▶ _Task goal_:
Leaving out every picture, retype the lines below from the top through the one that contains "var plotL = 71, plotR".

▶ _Source material_:
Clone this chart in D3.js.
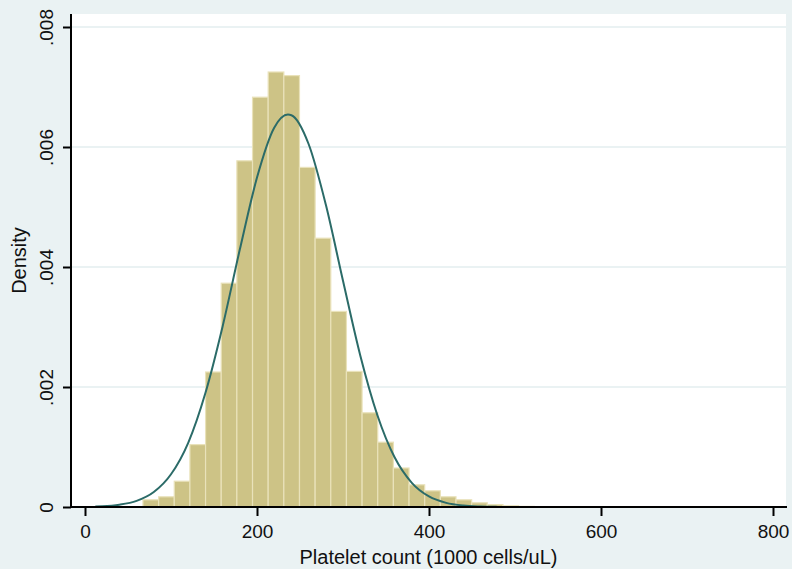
<!DOCTYPE html>
<html>
<head>
<meta charset="utf-8">
<script src="https://cdn.jsdelivr.net/npm/d3@7"></script>
<style>
  body { margin: 0; background: #eaf2f3; }
  text { font-family: "Liberation Sans", Arial, sans-serif; fill: #111; }
</style>
</head>
<body>
<div id="chart"></div>
<script>

// histogram bins (lower edge of first bin, width, density per bin)
var binStart = 67.4;
var binWidth = 18.2;
var densities = [0.00012, 0.00017, 0.00043, 0.00104, 0.00225, 0.00373, 0.00577,
    0.00683, 0.00725, 0.00719, 0.00566, 0.00448, 0.00326, 0.00226, 0.00157,
    0.00108, 0.00065, 0.00037, 0.00027, 0.00017, 0.00012, 0.00007, 0.00004,
    0.00002, 0.00001];

// normal overlay
var curveX = [12, 20, 40, 60, 80, 100, 120, 140, 160, 180, 200, 220, 236, 240, 260,
    280, 300, 320, 340, 360, 380, 400, 420, 440, 460, 480, 500, 600, 700, 800];
var curveY = [0.000008, 0.000012, 0.000038, 0.000102, 0.000249, 0.000545, 0.00107,
    0.00190, 0.00301, 0.00429, 0.00549, 0.00632, 0.00654, 0.00653, 0.00605,
    0.00504, 0.00377, 0.00253, 0.00153, 0.000828, 0.000403, 0.000176, 0.000069,
    0.000024, 0.000008, 0.000002, 0, 0, 0, 0];

var xTicks = [0, 200, 400, 600, 800];
var yTicks = [0, 0.002, 0.004, 0.006, 0.008];

var width = 792,
    height = 569;

var svg = d3.select("#chart")
    .append("svg")
    .attr("width", width)
    .attr("height", height);

svg.append("rect")
    .attr("width", width)
    .attr("height", height)
    .attr("fill", "#eaf2f3");

/* SCALES */
var x = d3.scaleLinear().domain([0, 800]).range([85, 773]);
var y = d3.scaleLinear().domain([0, 0.008]).range([507, 27]);

var plotL = 71, plotR = 786, plotT = 14, plotB = 507;

// plot region
svg.append("rect")
    .attr("x", plotL)
    .attr("y", plotT)
    .attr("width", plotR - plotL)
    .attr("height", plotB - plotT)
    .attr("fill", "#ffffff");

// gridlines
svg.append("g")
    .selectAll("line")
    .data(yTicks.slice(1))
    .enter()
    .append("line")
        .attr("x1", plotL)
        .attr("x2", plotR)
        .attr("y1", d => y(d))
        .attr("y2", d => y(d))
        .attr("stroke", "#eaf2f3")
        .attr("stroke-width", 2);

/* BARS */
var bins = densities.map((d, i) => ({
    x0: binStart + i * binWidth,
    x1: binStart + (i + 1) * binWidth,
    d: d
}));

svg.append("g")
    .selectAll("rect")
    .data(bins)
    .enter()
    .append("rect")
        .attr("x", d => x(d.x0))
        .attr("width", d => x(d.x1) - x(d.x0))
        .attr("y", d => y(d.d))
        .attr("height", d => y(0) - y(d.d))
        .attr("fill", "#cdc386")
        .attr("stroke", "#e9e2ba")
        .attr("stroke-width", 1.2);

/* NORMAL CURVE */
var line = d3.line()
    .x(d => x(d[0]))
    .y(d => y(d[1]))
    .curve(d3.curveMonotoneX);

svg.append("path")
    .datum(curveX.map((v, i) => [v, curveY[i]]))
    .attr("d", line)
    .attr("fill", "none")
    .attr("stroke", "#2b6b68")
    .attr("stroke-width", 2);

/* AXES */
var xAxis = svg.append("g")
    .attr("transform", `translate(0,${plotB})`)
    .call(d3.axisBottom(x).tickValues(xTicks).tickSize(9).tickSizeOuter(0).tickPadding(6));

xAxis.select(".domain").attr("d", `M${plotL},0H${plotR + 1}`).attr("stroke", "#000").attr("stroke-width", 2);
xAxis.selectAll(".tick line").attr("stroke", "#000").attr("stroke-width", 2);
xAxis.selectAll(".tick text")
    .attr("y", 31)
    .attr("dy", 0)
    .style("font-size", "19px");

var yAxis = svg.append("g")
    .attr("transform", `translate(${plotL},0)`)
    .call(d3.axisLeft(y).tickValues(yTicks).tickSize(8).tickSizeOuter(0)
        .tickFormat(d => d === 0 ? "0" : d3.format(".3f")(d).replace(/^0/, "")));

yAxis.select(".domain").attr("d", `M0,${plotT}V${plotB + 1}`).attr("stroke", "#000").attr("stroke-width", 2);
yAxis.selectAll(".tick line").attr("stroke", "#000").attr("stroke-width", 2);
yAxis.selectAll(".tick text")
    .attr("transform", "rotate(-90)")
    .attr("x", 0)
    .attr("y", -18)
    .attr("dy", 0)
    .attr("text-anchor", "middle")
    .style("font-size", "19px");

/* TITLES */
svg.append("text")
    .attr("x", (plotL + plotR) / 2)
    .attr("y", 564)
    .attr("text-anchor", "middle")
    .style("font-size", "20px")
    .text("Platelet count (1000 cells/uL)");

svg.append("text")
    .attr("transform", `translate(26,${(plotT + plotB) / 2}) rotate(-90)`)
    .attr("text-anchor", "middle")
    .style("font-size", "20px")
    .text("Density");

</script>
</body>
</html>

▶ _Answer below_:
Clone this chart in D3.js.
<!DOCTYPE html>
<html>
<head>
<meta charset="utf-8">
<script src="https://cdn.jsdelivr.net/npm/d3@7"></script>
<style>
  body { margin: 0; background: #eaf2f3; }
  text { font-family: "Liberation Sans", Arial, sans-serif; fill: #111; }
</style>
</head>
<body>
<div id="chart"></div>
<script>

// histogram bins (lower edge of first bin, width, density per bin)
var binStart = 67.4;
var binWidth = 18.2;
var densities = [0.00012, 0.00017, 0.00043, 0.00104, 0.00225, 0.00373, 0.00577,
    0.00683, 0.00725, 0.00719, 0.00566, 0.00448, 0.00326, 0.00226, 0.00157,
    0.00108, 0.00065, 0.00037, 0.00027, 0.00017, 0.00012, 0.00007, 0.00004,
    0.00002, 0.00001];

// normal overlay
var curveX = [12, 20, 40, 60, 80, 100, 120, 140, 160, 180, 200, 220, 236, 240, 260,
    280, 300, 320, 340, 360, 380, 400, 420, 440, 460, 480, 500, 600, 700, 800];
var curveY = [0.000008, 0.000012, 0.000038, 0.000102, 0.000249, 0.000545, 0.00107,
    0.00190, 0.00301, 0.00429, 0.00549, 0.00632, 0.00654, 0.00653, 0.00605,
    0.00504, 0.00377, 0.00253, 0.00153, 0.000828, 0.000403, 0.000176, 0.000069,
    0.000024, 0.000008, 0.000002, 0, 0, 0, 0];

var xTicks = [0, 200, 400, 600, 800];
var yTicks = [0, 0.002, 0.004, 0.006, 0.008];

var width = 792,
    height = 569;

var svg = d3.select("#chart")
    .append("svg")
    .attr("width", width)
    .attr("height", height);

svg.append("rect")
    .attr("width", width)
    .attr("height", height)
    .attr("fill", "#eaf2f3");

/* SCALES */
var x = d3.scaleLinear().domain([0, 800]).range([85, 773]);
var y = d3.scaleLinear().domain([0, 0.008]).range([507, 27]);

var plotL = 71, plotR = 786, plotT = 14, plotB = 507;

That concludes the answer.